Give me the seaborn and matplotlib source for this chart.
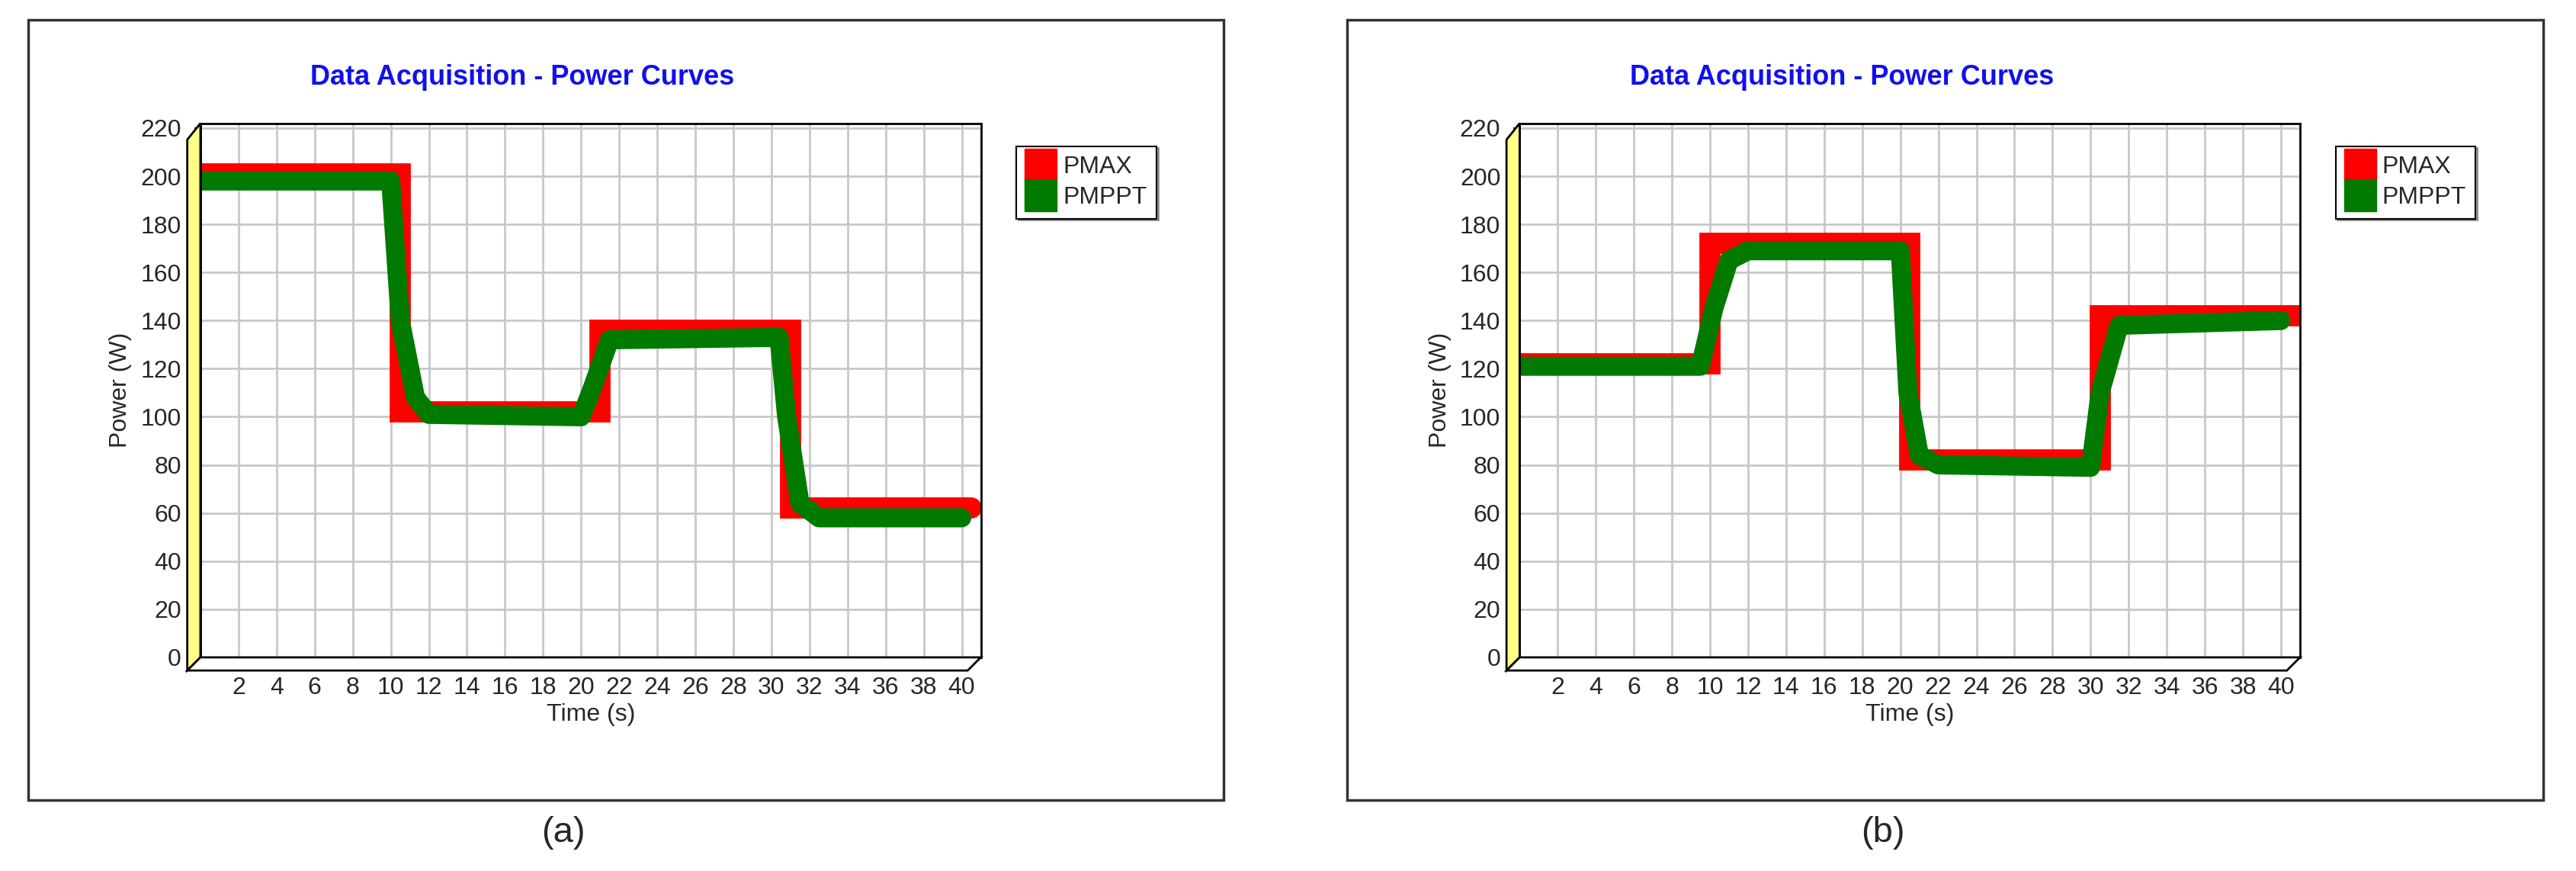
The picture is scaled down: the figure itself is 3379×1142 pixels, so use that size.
import numpy as np
import pandas as pd
import matplotlib
matplotlib.use('Agg')
import matplotlib.pyplot as plt
import seaborn as sns
from matplotlib.patches import Rectangle, Polygon

# ---------------------------------------------------------
# data (time s, power W)
# ---------------------------------------------------------
t_pmax_a = [0, 10.5, 10.5, 21, 21, 31, 31, 40.5]
p_pmax_a = [201, 201, 102, 102, 136, 136, 62, 62]
t_pmppt_a = [0, 10, 10.5, 11.3, 12, 20, 20.5, 21.5, 30.4, 30.8, 31.5, 32.5, 40]
p_pmppt_a = [198, 198, 140, 108, 101, 100, 110, 132, 133, 100, 64, 58, 58]

t_pmax_b = [0, 10, 10, 20.5, 20.5, 30.5, 30.5, 41]
p_pmax_b = [122, 122, 172, 172, 82, 82, 142, 142]
t_pmppt_b = [0, 9.5, 10.2, 11, 12, 20, 20.4, 21, 22, 30, 30.5, 31.5, 40]
p_pmppt_b = [121, 121, 145, 165, 169, 169, 110, 84, 80, 79, 110, 138, 140]

x_ticks = list(range(2, 41, 2))
y_ticks = list(range(0, 221, 20))

sns.set_theme(style='white')
plt.rcParams['font.family'] = ['Liberation Sans', 'DejaVu Sans']

W, H = 1568, 530
fig = plt.figure(figsize=(33.79, 11.42), dpi=100)


def fx(px):
    return px / W


def fy(py):
    return 1 - py / H


def draw_panel(dx, t1, p1, t2, p2, caption):
    # outer frame
    fig.patches.append(Rectangle((fx(17 + dx), fy(487)), fx(728), (487 - 12) / H,
                                 transform=fig.transFigure, fill=False,
                                 edgecolor='#333333', lw=2.5))
    fig.text(fx(343 + dx), fy(507), caption, ha='center', va='center', fontsize=34)
    fig.text(fx(318 + dx), fy(47), 'Data Acquisition - Power Curves', ha='center',
             va='center', fontsize=26, fontweight='bold', color='#1010ee')

    ax = fig.add_axes([fx(122 + dx), fy(400), fx(597 - 122), (400 - 75) / H])
    df1 = pd.DataFrame({'t': t1, 'p': p1})
    df2 = pd.DataFrame({'t': t2, 'p': p2})
    sns.lineplot(data=df1, x='t', y='p', ax=ax, color='#ff0000', lw=20,
                 sort=False, estimator=None, solid_joinstyle='miter')
    sns.lineplot(data=df2, x='t', y='p', ax=ax, color='#007a00', lw=18,
                 sort=False, estimator=None)
    ax.set_xlim(0, 41)
    ax.set_ylim(0, 222)
    ax.set_xticks(x_ticks)
    ax.set_xticklabels([str(v) for v in x_ticks], fontsize=23)
    ax.set_xticks(np.arange(0.5, 41, 1), minor=True)
    ax.set_yticks(y_ticks)
    ax.set_yticklabels([str(v) for v in y_ticks], fontsize=23)
    ax.tick_params(axis='both', which='both', direction='out', length=6,
                   width=1.5, bottom=True, left=True, pad=12)
    ax.tick_params(axis='x', which='minor', length=4)
    ax.grid(True, color='#c8c8c8', lw=2)
    ax.set_axisbelow(True)
    ax.set_xlabel('Time (s)', fontsize=23, labelpad=4)
    ax.set_ylabel('Power (W)', fontsize=23, labelpad=8)
    for s in ax.spines.values():
        s.set_color('black')
        s.set_linewidth(2)

    # 3D-ish wall and floor
    fig.patches.append(Polygon([(fx(114 + dx), fy(408)), (fx(122 + dx), fy(400)),
                                (fx(122 + dx), fy(75)), (fx(114 + dx), fy(85))],
                               closed=True, transform=fig.transFigure,
                               facecolor='#ffff88', edgecolor='black', lw=2))
    fig.patches.append(Polygon([(fx(114 + dx), fy(408)), (fx(122 + dx), fy(400)),
                                (fx(597 + dx), fy(400)), (fx(589 + dx), fy(408))],
                               closed=True, transform=fig.transFigure,
                               facecolor='white', edgecolor='black', lw=2))

    leg = ax.legend(handles=[
        plt.Line2D([], [], marker='s', color='#ff0000', ls='', markersize=30),
        plt.Line2D([], [], marker='s', color='#007a00', ls='', markersize=30)],
        labels=['PMAX', 'PMPPT'], loc='upper left', bbox_to_anchor=(1.03, 0.98),
        fontsize=23, frameon=True, fancybox=False, shadow=True,
        handletextpad=0.3, borderpad=0.4, labelspacing=0.3, handlelength=1.2)
    leg.get_frame().set_edgecolor('black')
    leg.get_frame().set_linewidth(1.5)


draw_panel(0, t_pmax_a, p_pmax_a, t_pmppt_a, p_pmppt_a, '(a)')
draw_panel(803, t_pmax_b, p_pmax_b, t_pmppt_b, p_pmppt_b, '(b)')

fig.savefig('out.png', dpi=100)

◇ ◇ ◇ ◇ ◇ ◇ ◇

## OBJECTIVE
Select every line of the material above holding the word "picture" and copy it.

## COMPLETE OUTPUT
The picture is scaled down: the figure itself is 3379×1142 pixels, so use that size.

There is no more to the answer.